Raul Fernandez, Rosalind W. Picard
Raul Fernandez, Rosalind W. Picard
We explore the use of features derived from multiresolution analysis of speech and the Teager Energy Operator for classification of drivers' speech under stressed conditions. We apply this set of features to a database of short speech utterances to create user-dependent discriminants of four stress categories. In addition, we address the problem of choosing a suitable temporal scale for representing categorical differences in the data. This leads to two modeling approaches. In the first approach, the dynamics of the feature set within the utterance are assumed to be important for the classification task. These features are then classified using dynamic Bayesian network (DBN) models as well as a model consisting of a mixture of hidden Markov models (M-HMM).

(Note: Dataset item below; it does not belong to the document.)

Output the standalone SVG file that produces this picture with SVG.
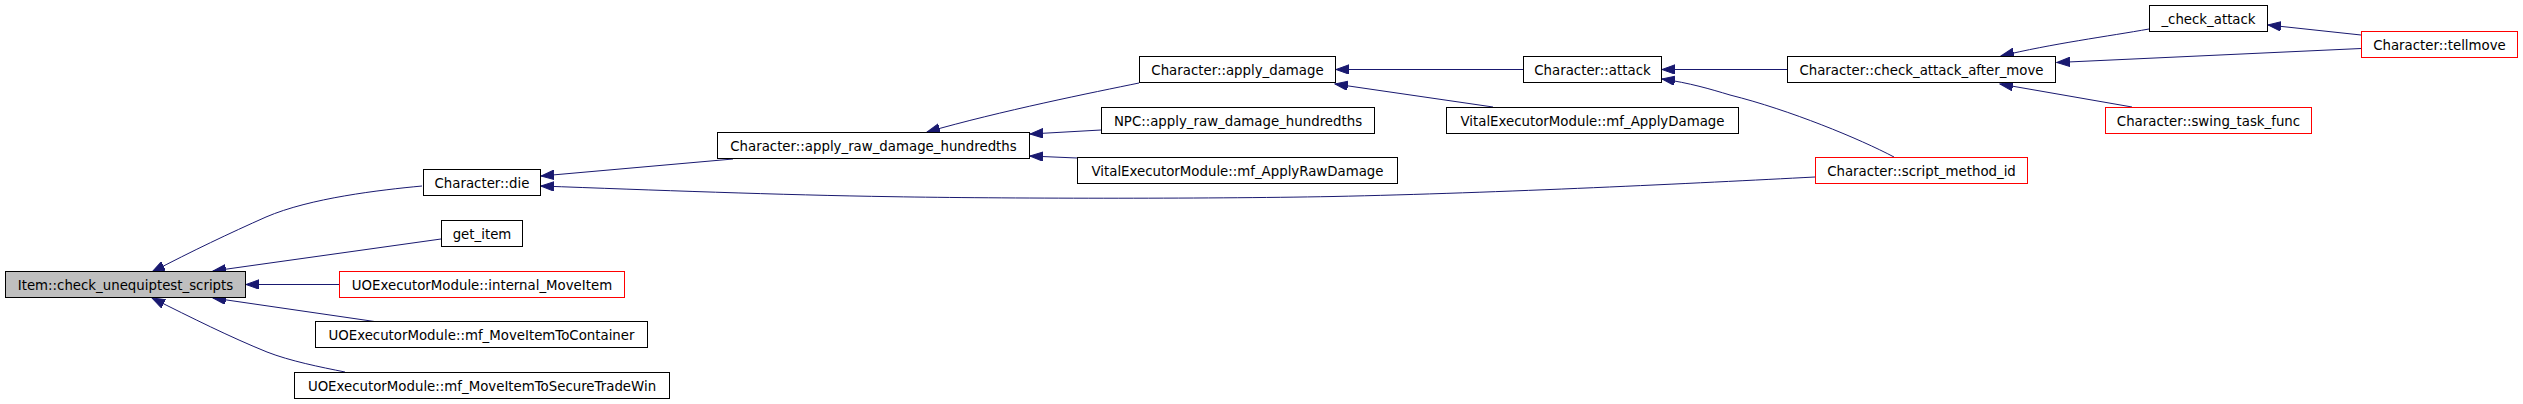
<svg xmlns="http://www.w3.org/2000/svg" width="2523" height="404" viewBox="0 0 2523 404">
<defs>
<marker id="ah" markerUnits="userSpaceOnUse" markerWidth="14" markerHeight="10" refX="13" refY="4.7" orient="auto">
<path d="M0,0 L13,4.7 L0,9.4 z" fill="#191970" stroke="#191970" stroke-width="1"/>
</marker>
<style>
.n rect{fill:#ffffff;stroke:#000000;stroke-width:1}
.n.red rect{stroke:#ff0000}
.n.cur rect{fill:#bfbfbf}
.n text{font-family:"DejaVu Sans",sans-serif;font-size:13.33px;fill:#000000;text-anchor:middle}
.e path{fill:none;stroke:#191970;stroke-width:1;marker-end:url(#ah)}
</style>
</defs>
<rect x="0" y="0" width="2523" height="404" fill="#ffffff"/>
<g id="edges" class="e">
<path d="M422,186 C380,190 310,198 266,217 C230,233 192,251 152,272"/>
<path d="M441,239 L213,271"/>
<path d="M339,284.5 L246,284.5"/>
<path d="M378,322 L213,298"/>
<path d="M345,372 C320,367 290,361 267,352 C230,337 192,318 152,298"/>
<path d="M733,159 L541,176"/>
<path d="M1815,177 C1700,183 1500,193 1333,196.5 C1200,199 1000,198.5 893,196.7 C780,195 650,190 541,186"/>
<path d="M1139,83 C1095,92 1000,111 927,132"/>
<path d="M1101,130 L1030,134"/>
<path d="M1077,158 L1030,156"/>
<path d="M1523,69.5 L1336,69.5"/>
<path d="M1493,107 L1335,84"/>
<path d="M1787,69.5 L1662,69.5"/>
<path d="M1894,157 C1860,139 1790,110 1730,95 C1710,89 1690,83 1662,79"/>
<path d="M2149,29 C2110,36 2050,44 2001,56"/>
<path d="M2361,48.5 L2057,62.5"/>
<path d="M2361,35 L2268,25"/>
<path d="M2132,107 L2000,84"/>
</g>
<g id="n_item" class="n cur"><rect x="5.5" y="271.5" width="240" height="26"/><text x="125.5" y="289.5">Item::check_unequiptest_scripts</text></g>
<g id="n_die" class="n"><rect x="423.5" y="169.5" width="117" height="26"/><text x="482" y="187.5">Character::die</text></g>
<g id="n_get_item" class="n"><rect x="441.5" y="220.5" width="81" height="26"/><text x="482" y="238.5">get_item</text></g>
<g id="n_internal_moveitem" class="n red"><rect x="339.5" y="271.5" width="285" height="26"/><text x="482" y="289.5">UOExecutorModule::internal_MoveItem</text></g>
<g id="n_mf_moveitemtocontainer" class="n"><rect x="315.5" y="321.5" width="332" height="26"/><text x="481.5" y="339.5">UOExecutorModule::mf_MoveItemToContainer</text></g>
<g id="n_mf_moveitemtosecuretradewin" class="n"><rect x="294.5" y="372.5" width="375" height="26"/><text x="482" y="390.5">UOExecutorModule::mf_MoveItemToSecureTradeWin</text></g>
<g id="n_apply_raw" class="n"><rect x="717.5" y="132.5" width="312" height="26"/><text x="873.5" y="150.5">Character::apply_raw_damage_hundredths</text></g>
<g id="n_apply_damage" class="n"><rect x="1139.5" y="56.5" width="196" height="26"/><text x="1237.5" y="74.5">Character::apply_damage</text></g>
<g id="n_npc_apply_raw" class="n"><rect x="1101.5" y="107.5" width="273" height="26"/><text x="1238" y="125.5">NPC::apply_raw_damage_hundredths</text></g>
<g id="n_mf_applyrawdamage" class="n"><rect x="1077.5" y="157.5" width="320" height="26"/><text x="1237.5" y="175.5">VitalExecutorModule::mf_ApplyRawDamage</text></g>
<g id="n_attack" class="n"><rect x="1523.5" y="56.5" width="138" height="26"/><text x="1592.5" y="74.5">Character::attack</text></g>
<g id="n_mf_applydamage" class="n"><rect x="1446.5" y="107.5" width="292" height="26"/><text x="1592.5" y="125.5">VitalExecutorModule::mf_ApplyDamage</text></g>
<g id="n_check_attack_after_move" class="n"><rect x="1787.5" y="56.5" width="268" height="26"/><text x="1921.5" y="74.5">Character::check_attack_after_move</text></g>
<g id="n_script_method_id" class="n red"><rect x="1815.5" y="157.5" width="212" height="26"/><text x="1921.5" y="175.5">Character::script_method_id</text></g>
<g id="n_check_attack" class="n"><rect x="2149.5" y="5.5" width="118" height="26"/><text x="2208.5" y="23.5">_check_attack</text></g>
<g id="n_swing_task_func" class="n red"><rect x="2105.5" y="107.5" width="206" height="26"/><text x="2208.5" y="125.5">Character::swing_task_func</text></g>
<g id="n_tellmove" class="n red"><rect x="2361.5" y="31.5" width="156" height="26"/><text x="2439.5" y="49.5">Character::tellmove</text></g>
</svg>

In the second approach, we define an utterance-level feature set by taking the mean value of the features across the utterance. This feature set is then modeled with a support vector machine and a multilayer perceptron classifier. We compare the performance on the sparser and full dynamic representations against a chance-level performance of 25% and obtain the best performance with the speaker-dependent mixture model (96.4% on the training set, and 61.2% on a separate testing set). We also investigate how these models perform on the speaker-independent task. Although the performance of the speaker-independent models degrades with respect to the models trained on individual speakers, the mixture model still outperforms the competing models and achieves significantly better than random recognition (80.4% on the training set, and 51.2% on a separate testing set).